OUR concerns about the postcode lottery over cancer drugs are well documented.

We believe it is fundamentally wrong that one patient should be given a drug because they happen to live on one side of a geographical boundary, while another is denied the same treatment because they live on the other.

And whatever our economic difficulties, it is also wrong that Britain has for so long lagged behind other European countries in giving patients access to life-extending drugs.

Yesterday’s announcement that the Government is to make a £50m fund available for cancer treatments is a step forward. It will mean that some dying patients will get medicines which had previously been rejected by the NHS as being too expensive.

But big questions remain about the size and management of the fund.

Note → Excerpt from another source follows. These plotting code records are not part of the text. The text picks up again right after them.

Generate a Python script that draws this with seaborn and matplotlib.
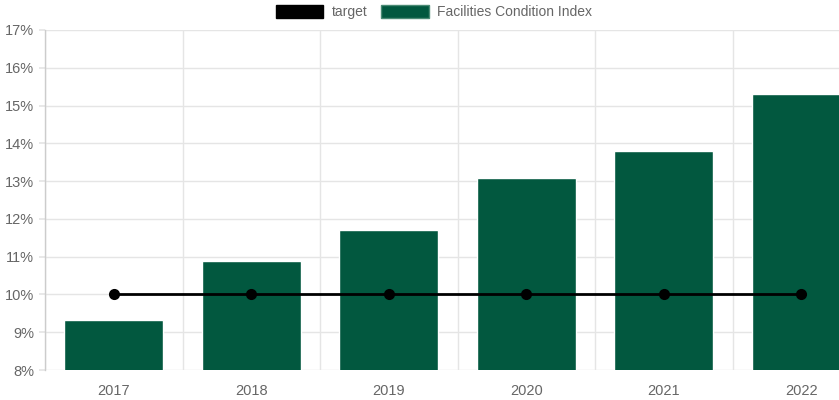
import matplotlib
matplotlib.use("Agg")
import matplotlib.pyplot as plt
import seaborn as sns
import pandas as pd
from matplotlib.patches import Patch
from matplotlib.ticker import FuncFormatter, MultipleLocator

years = ["2017", "2018", "2019", "2020", "2021", "2022"]
fci = [9.33, 10.89, 11.71, 13.07, 13.8, 15.31]
target = [10, 10, 10, 10, 10, 10]

sns.set_theme(style="white")
plt.rcParams['font.family'] = ['Liberation Sans', 'DejaVu Sans']

df = pd.DataFrame({"year": years, "fci": fci, "target": target})

fig = plt.figure(figsize=(8.39, 4.0), dpi=100)
ax = fig.add_axes([45/839, 30/400, 825/839, 340/400])

green = "#02583F"
sns.barplot(data=df, x="year", y="fci", color=green, width=0.72, ax=ax,
            saturation=1, zorder=2)
sns.pointplot(data=df, x="year", y="target", color="black", ax=ax,
              markers="o", markersize=6.5, linewidth=2, zorder=3)

ax.set_ylim(8, 17)
ax.set_xlim(-0.5, 5.5)
ax.yaxis.set_major_locator(MultipleLocator(1))
ax.yaxis.set_major_formatter(FuncFormatter(lambda v, p: f"{int(round(v))}%"))
ax.set_xlabel("")
ax.set_ylabel("")

ax.set_xticks([i - 0.5 for i in range(7)], minor=True)
ax.grid(True, which="major", axis="y", color="#e5e5e5", linewidth=1, zorder=0)
ax.grid(True, which="minor", axis="x", color="#e5e5e5", linewidth=1, zorder=0)
ax.set_axisbelow(True)
ax.tick_params(axis="x", which="major", length=0, labelsize=10.5, labelcolor="#666666", pad=10)
ax.tick_params(axis="x", which="minor", length=10, color="#e5e5e5", width=1)
ax.tick_params(axis="y", which="major", length=4, color="#e5e5e5", labelsize=10.5,
               labelcolor="#666666", pad=4, left=True)
for s in ["top", "right", "bottom"]:
    ax.spines[s].set_visible(False)
ax.spines["left"].set_color("#cccccc")
ax.spines["left"].set_linewidth(1)

handles = [Patch(facecolor="black", edgecolor="black", label="target"),
           Patch(facecolor=green, edgecolor="#4a8a74", label="Facilities Condition Index")]
fig.legend(handles=handles, loc="center", bbox_to_anchor=(434/839, 1 - 12/400),
           ncol=2, frameon=False, handlelength=3.4, handleheight=1.1,
           fontsize=10, labelcolor="#666666", columnspacing=1.0, handletextpad=0.6)

fig.savefig("out.png", dpi=100)
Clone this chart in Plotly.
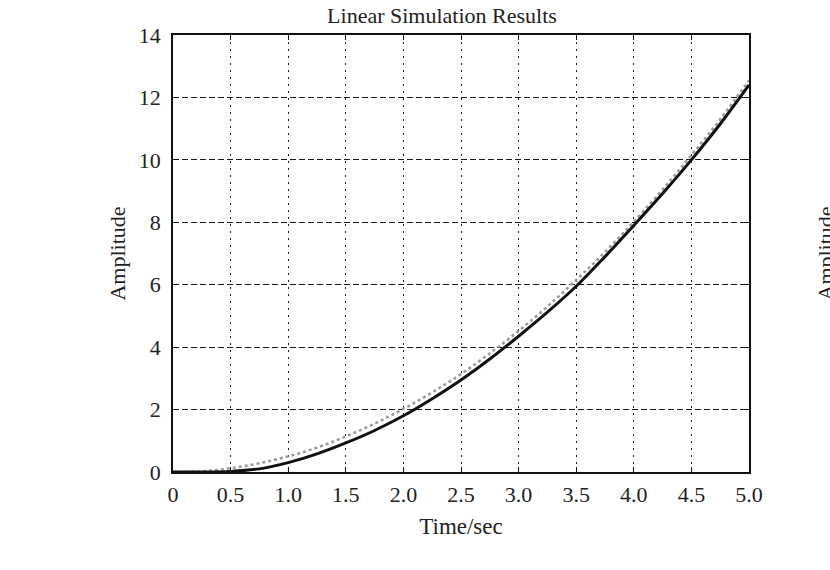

With cancer drugs being so expensive, £50m will not go far and the Tories’ pre-election pledge that the pot would be £200m is now described as an “aspirational” figure.

And it is unclear who will have the final say on the spending of the fund.

Will it be regional clusters of doctors managing their own budgets, or the National Institute for Health and Clinical Excellence (Nice)?

Are we heading for a situation where a patient belonging to one group of doctors gets a drug, while another patient being treated by a neighbouring group is turned down?

We welcome the additional funding being made available to address some of the heartbreaking decisions being made. But we remain concerned that a health service, which is supposed to be ‘national’, is in danger of becoming more and more fragmented.